* Start *

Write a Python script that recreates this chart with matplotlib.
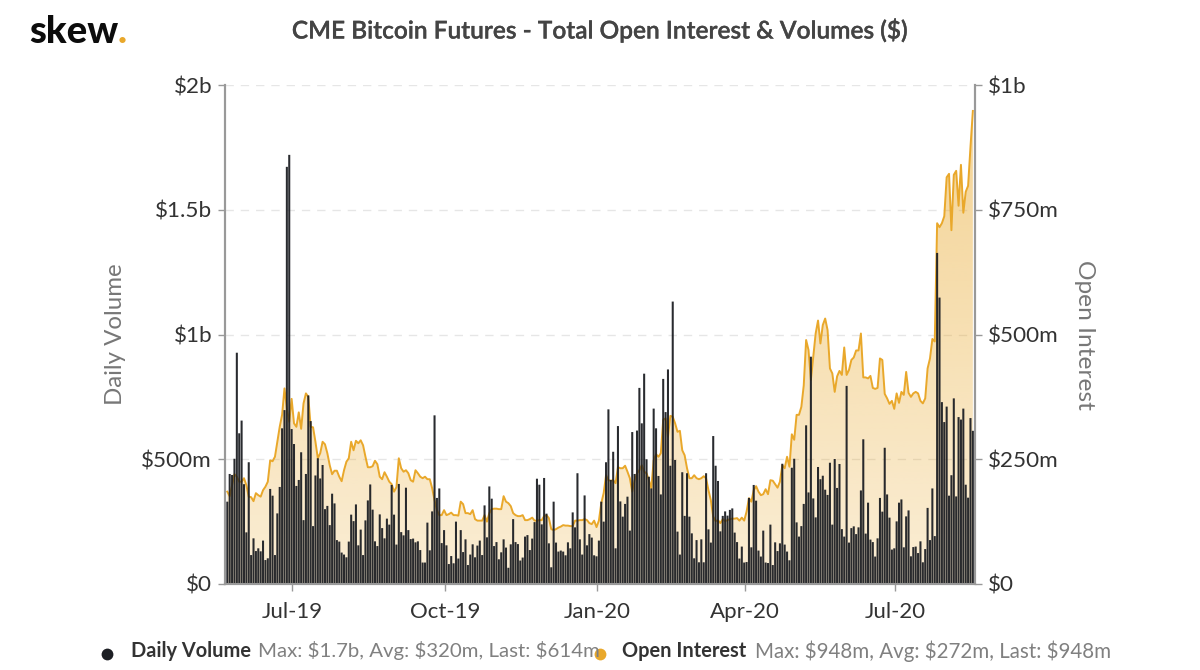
import numpy as np
import matplotlib
matplotlib.use("Agg")
import matplotlib.pyplot as plt
import matplotlib.patheffects as pe
from matplotlib.lines import Line2D
from matplotlib.ticker import FuncFormatter

volume = [
 330,441,437,502,927,604,655,400,207,488,116,183,132,143,131,174,96,103,381,354,
 116,283,389,624,697,1672,1720,621,561,393,417,528,256,441,756,653,232,435,504,423,
 477,300,313,236,362,323,176,170,126,118,107,170,278,252,319,155,218,116,255,335,
 399,298,171,152,279,224,183,262,238,397,278,158,401,208,195,386,216,180,182,167,
 171,136,86,86,246,135,291,676,345,383,164,216,155,80,112,83,250,102,216,128,
 179,76,118,159,107,154,174,
 116,315,187,391,342,152,168,99,127,179,146,65,159,260,168,160,94,106,190,196,
 136,182,248,422,398,239,425,282,163,67,330,166,130,134,130,115,167,143,287,227,
 444,179,118,355,155,200,186,115,111,174,330,250,488,700,417,530,143,633,331,270,
 321,350,214,609,441,615,786,644,843,500,430,383,703,624,433,359,822,689,860,474,
 1132,497,210,118,448,273,444,270,203,103,176,87,179,87,444,219,166,593,474,413,
 211,273,291,274,297,
 303,206,168,102,150,86,88,345,147,397,334,134,110,214,86,84,238,76,167,132,
 163,482,158,130,95,466,502,247,190,232,321,636,367,911,343,267,469,420,434,378,
 357,486,238,501,385,481,220,190,794,166,224,231,200,227,375,580,202,326,178,168,
 110,183,345,290,546,359,266,138,143,251,326,339,147,271,295,111,148,150,124,171,
 87,140,305,176,383,192,1327,1148,729,649,711,354,436,744,351,669,659,703,398,346,
 665,614]

open_interest = [
 185,176,198,220,215,205,205,212,198,175,174,166,182,178,175,188,195,205,248,246,
 255,285,315,339,392,352,325,371,322,315,344,311,362,382,375,315,314,285,252,262,
 285,280,262,238,220,227,227,215,206,228,245,252,285,268,287,282,288,278,255,234,
 234,236,247,240,215,210,224,215,205,200,185,194,252,232,225,228,222,208,205,228,
 222,215,212,215,210,210,192,168,148,138,138,148,138,140,143,138,138,137,165,160,
 142,142,140,148,130,127,127,
 127,138,125,142,150,151,151,150,150,176,165,162,156,142,138,136,136,138,128,128,
 130,133,127,127,128,128,136,138,132,110,108,110,113,115,118,117,117,116,116,127,
 127,128,128,130,128,122,120,127,114,127,162,182,218,208,207,208,202,234,232,232,
 237,225,212,185,208,222,228,238,225,222,208,192,248,260,255,262,329,332,295,337,
 335,322,305,307,268,258,232,212,212,218,212,210,212,216,212,188,168,135,126,128,
 122,130,126,128,130,
 131,131,132,127,133,127,145,172,165,188,196,185,178,180,190,180,208,207,200,193,
 205,238,232,255,235,300,289,339,339,355,398,489,469,409,456,502,528,482,519,532,
 509,432,422,385,416,427,419,474,419,429,449,454,468,468,502,414,414,412,417,393,
 391,393,452,449,381,372,361,367,351,382,363,385,379,425,383,375,382,385,382,367,
 362,372,432,452,491,486,723,715,723,737,815,822,709,820,828,758,840,744,786,798,
 876,948]

assert len(volume) == 314 and len(open_interest) == 314, (len(volume), len(open_interest))

tick_labels = ["Jul-19", "Oct-19", "Jan-20", "Apr-20", "Jul-20"]
tick_bars = [27.3, 91.3, 155.3, 217.3, 280.3]
vol_ticks = [0, 500, 1000, 1500, 2000]
oi_ticks = [0, 250, 500, 750, 1000]

GOLD = "#e9a82b"
DARK = "#1d1f24"
GREY = "#999999"
TXT = "#333333"
W, H = 1200, 670
plt.rcParams["font.family"] = ["Lato", "DejaVu Sans"]

fig = plt.figure(figsize=(W / 100, H / 100), dpi=100, facecolor="white")
L, R, T, B = 225, 975, 85, 584
ax = fig.add_axes([L / W, 1 - B / H, (R - L) / W, (B - T) / H])
ax2 = ax.twinx()
ax.set_zorder(2); ax2.set_zorder(1)
ax.patch.set_visible(False)
ax2.patch.set_visible(True)
ax2.patch.set_facecolor("white")

x = np.arange(len(volume))
bars = ax.bar(x, volume, width=0.86, color=DARK, alpha=0.95, linewidth=0, zorder=2)
for b in bars:
    b.set_snap(False)
ax.set_xlim(-0.97, 313.9)
ax.set_ylim(0, 2000)
ax2.set_ylim(0, 1000)

poly = ax2.fill_between(x, open_interest, 0, color="none", linewidth=0)
rgb = matplotlib.colors.to_rgb(GOLD)
grad = np.zeros((256, 1, 4))
grad[..., :3] = rgb
grad[..., 3] = np.linspace(0.5, 0.2, 256)[:, None]
im = ax2.imshow(grad, extent=[x[0], x[-1], 0, max(open_interest)], aspect="auto",
                zorder=3, interpolation="bilinear")
im.set_clip_path(poly.get_paths()[0], transform=ax2.transData)
ax2.set_xlim(-0.97, 313.9)
ax2.set_ylim(0, 1000)
ax2.plot(x, open_interest, color=GOLD, lw=1.4, zorder=4, solid_joinstyle="round")

def vol_fmt(v, _):
    return "$0" if v == 0 else (f"${v/1000:g}b" if v >= 1000 else f"${v:g}m")

ax.set_xticks(tick_bars, tick_labels)
ax.set_yticks(vol_ticks)
ax2.set_yticks(oi_ticks)
ax.yaxis.set_major_formatter(FuncFormatter(vol_fmt))
ax2.yaxis.set_major_formatter(FuncFormatter(vol_fmt))
ax.grid(False)
ax2.grid(axis="y", color="#e6e6e6", lw=1.0, ls=(0, (6, 5)), zorder=0)
ax2.set_axisbelow(True)
for a in (ax, ax2):
    a.spines["top"].set_visible(False)
    for s in ("left", "right", "bottom"):
        a.spines[s].set_color(GREY)
        a.spines[s].set_linewidth(1.5)
    a.tick_params(axis="y", length=5, width=1, color=GREY, labelsize=16.2, labelcolor=TXT, pad=4.3)
ax.tick_params(axis="x", length=5, width=1, color=GREY, labelsize=16, labelcolor=TXT, pad=8)
ax2.tick_params(axis="x", length=0, labelbottom=False)

def px(xp, yp, s, **kw):
    return fig.text(xp / W, 1 - yp / H, s, **kw)

px(115, 334, "Daily Volume", rotation=90, ha="center", va="center", fontsize=17.3, color="#777777")
px(1085, 335, "Open Interest", rotation=270, ha="center", va="center", fontsize=17.6, color="#777777")
title = px(600, 30, "CME Bitcoin Futures - Total Open Interest & Volumes ($)", ha="center", va="center",
           fontsize=17.6, color="#444444", fontweight=600)
title.set_path_effects([pe.withStroke(linewidth=0.2, foreground="#444444")])
px(29, 43, "skew", ha="left", va="baseline", fontsize=27.5, fontweight="black", color="#0c0c0c")
px(117.5, 43, ".", ha="left", va="baseline", fontsize=27.5, fontweight="black", color=GOLD)

for xp, yp, c in [(107, 654, DARK), (600, 654, GOLD)]:
    fig.add_artist(Line2D([xp / W], [1 - yp / H], marker="o", ms=8.5, color=c, mew=0,
                          transform=fig.transFigure))
leg = dict(va="center")
px(131, 651, "Daily Volume", color="#333333", fontweight="bold", fontsize=14.4, **leg)
px(258, 651, "Max: $1.7b, Avg: $320m, Last: $614m", color="#808080", fontsize=14.65, **leg)
px(622, 651, "Open Interest", color="#333333", fontweight="bold", fontsize=14.4, **leg)
px(755, 651, "Max: $948m, Avg: $272m, Last: $948m", color="#808080", fontsize=14.8, **leg)

fig.savefig("out.png", dpi=100, facecolor="white")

* End *

**TO BE DONE:** Leave out the pictures and give the listing above again exactly.

**WRITTEN RESPONSE:**
Write a Python script that recreates this chart with matplotlib.
import numpy as np
import matplotlib
matplotlib.use("Agg")
import matplotlib.pyplot as plt
import matplotlib.patheffects as pe
from matplotlib.lines import Line2D
from matplotlib.ticker import FuncFormatter

volume = [
 330,441,437,502,927,604,655,400,207,488,116,183,132,143,131,174,96,103,381,354,
 116,283,389,624,697,1672,1720,621,561,393,417,528,256,441,756,653,232,435,504,423,
 477,300,313,236,362,323,176,170,126,118,107,170,278,252,319,155,218,116,255,335,
 399,298,171,152,279,224,183,262,238,397,278,158,401,208,195,386,216,180,182,167,
 171,136,86,86,246,135,291,676,345,383,164,216,155,80,112,83,250,102,216,128,
 179,76,118,159,107,154,174,
 116,315,187,391,342,152,168,99,127,179,146,65,159,260,168,160,94,106,190,196,
 136,182,248,422,398,239,425,282,163,67,330,166,130,134,130,115,167,143,287,227,
 444,179,118,355,155,200,186,115,111,174,330,250,488,700,417,530,143,633,331,270,
 321,350,214,609,441,615,786,644,843,500,430,383,703,624,433,359,822,689,860,474,
 1132,497,210,118,448,273,444,270,203,103,176,87,179,87,444,219,166,593,474,413,
 211,273,291,274,297,
 303,206,168,102,150,86,88,345,147,397,334,134,110,214,86,84,238,76,167,132,
 163,482,158,130,95,466,502,247,190,232,321,636,367,911,343,267,469,420,434,378,
 357,486,238,501,385,481,220,190,794,166,224,231,200,227,375,580,202,326,178,168,
 110,183,345,290,546,359,266,138,143,251,326,339,147,271,295,111,148,150,124,171,
 87,140,305,176,383,192,1327,1148,729,649,711,354,436,744,351,669,659,703,398,346,
 665,614]

open_interest = [
 185,176,198,220,215,205,205,212,198,175,174,166,182,178,175,188,195,205,248,246,
 255,285,315,339,392,352,325,371,322,315,344,311,362,382,375,315,314,285,252,262,
 285,280,262,238,220,227,227,215,206,228,245,252,285,268,287,282,288,278,255,234,
 234,236,247,240,215,210,224,215,205,200,185,194,252,232,225,228,222,208,205,228,
 222,215,212,215,210,210,192,168,148,138,138,148,138,140,143,138,138,137,165,160,
 142,142,140,148,130,127,127,
 127,138,125,142,150,151,151,150,150,176,165,162,156,142,138,136,136,138,128,128,
 130,133,127,127,128,128,136,138,132,110,108,110,113,115,118,117,117,116,116,127,
 127,128,128,130,128,122,120,127,114,127,162,182,218,208,207,208,202,234,232,232,
 237,225,212,185,208,222,228,238,225,222,208,192,248,260,255,262,329,332,295,337,
 335,322,305,307,268,258,232,212,212,218,212,210,212,216,212,188,168,135,126,128,
 122,130,126,128,130,
 131,131,132,127,133,127,145,172,165,188,196,185,178,180,190,180,208,207,200,193,
 205,238,232,255,235,300,289,339,339,355,398,489,469,409,456,502,528,482,519,532,
 509,432,422,385,416,427,419,474,419,429,449,454,468,468,502,414,414,412,417,393,
 391,393,452,449,381,372,361,367,351,382,363,385,379,425,383,375,382,385,382,367,
 362,372,432,452,491,486,723,715,723,737,815,822,709,820,828,758,840,744,786,798,
 876,948]

assert len(volume) == 314 and len(open_interest) == 314, (len(volume), len(open_interest))

tick_labels = ["Jul-19", "Oct-19", "Jan-20", "Apr-20", "Jul-20"]
tick_bars = [27.3, 91.3, 155.3, 217.3, 280.3]
vol_ticks = [0, 500, 1000, 1500, 2000]
oi_ticks = [0, 250, 500, 750, 1000]

GOLD = "#e9a82b"
DARK = "#1d1f24"
GREY = "#999999"
TXT = "#333333"
W, H = 1200, 670
plt.rcParams["font.family"] = ["Lato", "DejaVu Sans"]

fig = plt.figure(figsize=(W / 100, H / 100), dpi=100, facecolor="white")
L, R, T, B = 225, 975, 85, 584
ax = fig.add_axes([L / W, 1 - B / H, (R - L) / W, (B - T) / H])
ax2 = ax.twinx()
ax.set_zorder(2); ax2.set_zorder(1)
ax.patch.set_visible(False)
ax2.patch.set_visible(True)
ax2.patch.set_facecolor("white")

x = np.arange(len(volume))
bars = ax.bar(x, volume, width=0.86, color=DARK, alpha=0.95, linewidth=0, zorder=2)
for b in bars:
    b.set_snap(False)
ax.set_xlim(-0.97, 313.9)
ax.set_ylim(0, 2000)
ax2.set_ylim(0, 1000)

poly = ax2.fill_between(x, open_interest, 0, color="none", linewidth=0)
rgb = matplotlib.colors.to_rgb(GOLD)
grad = np.zeros((256, 1, 4))
grad[..., :3] = rgb
grad[..., 3] = np.linspace(0.5, 0.2, 256)[:, None]
im = ax2.imshow(grad, extent=[x[0], x[-1], 0, max(open_interest)], aspect="auto",
                zorder=3, interpolation="bilinear")
im.set_clip_path(poly.get_paths()[0], transform=ax2.transData)
ax2.set_xlim(-0.97, 313.9)
ax2.set_ylim(0, 1000)
ax2.plot(x, open_interest, color=GOLD, lw=1.4, zorder=4, solid_joinstyle="round")

def vol_fmt(v, _):
    return "$0" if v == 0 else (f"${v/1000:g}b" if v >= 1000 else f"${v:g}m")

ax.set_xticks(tick_bars, tick_labels)
ax.set_yticks(vol_ticks)
ax2.set_yticks(oi_ticks)
ax.yaxis.set_major_formatter(FuncFormatter(vol_fmt))
ax2.yaxis.set_major_formatter(FuncFormatter(vol_fmt))
ax.grid(False)
ax2.grid(axis="y", color="#e6e6e6", lw=1.0, ls=(0, (6, 5)), zorder=0)
ax2.set_axisbelow(True)
for a in (ax, ax2):
    a.spines["top"].set_visible(False)
    for s in ("left", "right", "bottom"):
        a.spines[s].set_color(GREY)
        a.spines[s].set_linewidth(1.5)
    a.tick_params(axis="y", length=5, width=1, color=GREY, labelsize=16.2, labelcolor=TXT, pad=4.3)
ax.tick_params(axis="x", length=5, width=1, color=GREY, labelsize=16, labelcolor=TXT, pad=8)
ax2.tick_params(axis="x", length=0, labelbottom=False)

def px(xp, yp, s, **kw):
    return fig.text(xp / W, 1 - yp / H, s, **kw)

px(115, 334, "Daily Volume", rotation=90, ha="center", va="center", fontsize=17.3, color="#777777")
px(1085, 335, "Open Interest", rotation=270, ha="center", va="center", fontsize=17.6, color="#777777")
title = px(600, 30, "CME Bitcoin Futures - Total Open Interest & Volumes ($)", ha="center", va="center",
           fontsize=17.6, color="#444444", fontweight=600)
title.set_path_effects([pe.withStroke(linewidth=0.2, foreground="#444444")])
px(29, 43, "skew", ha="left", va="baseline", fontsize=27.5, fontweight="black", color="#0c0c0c")
px(117.5, 43, ".", ha="left", va="baseline", fontsize=27.5, fontweight="black", color=GOLD)

for xp, yp, c in [(107, 654, DARK), (600, 654, GOLD)]:
    fig.add_artist(Line2D([xp / W], [1 - yp / H], marker="o", ms=8.5, color=c, mew=0,
                          transform=fig.transFigure))
leg = dict(va="center")
px(131, 651, "Daily Volume", color="#333333", fontweight="bold", fontsize=14.4, **leg)
px(258, 651, "Max: $1.7b, Avg: $320m, Last: $614m", color="#808080", fontsize=14.65, **leg)
px(622, 651, "Open Interest", color="#333333", fontweight="bold", fontsize=14.4, **leg)
px(755, 651, "Max: $948m, Avg: $272m, Last: $948m", color="#808080", fontsize=14.8, **leg)

fig.savefig("out.png", dpi=100, facecolor="white")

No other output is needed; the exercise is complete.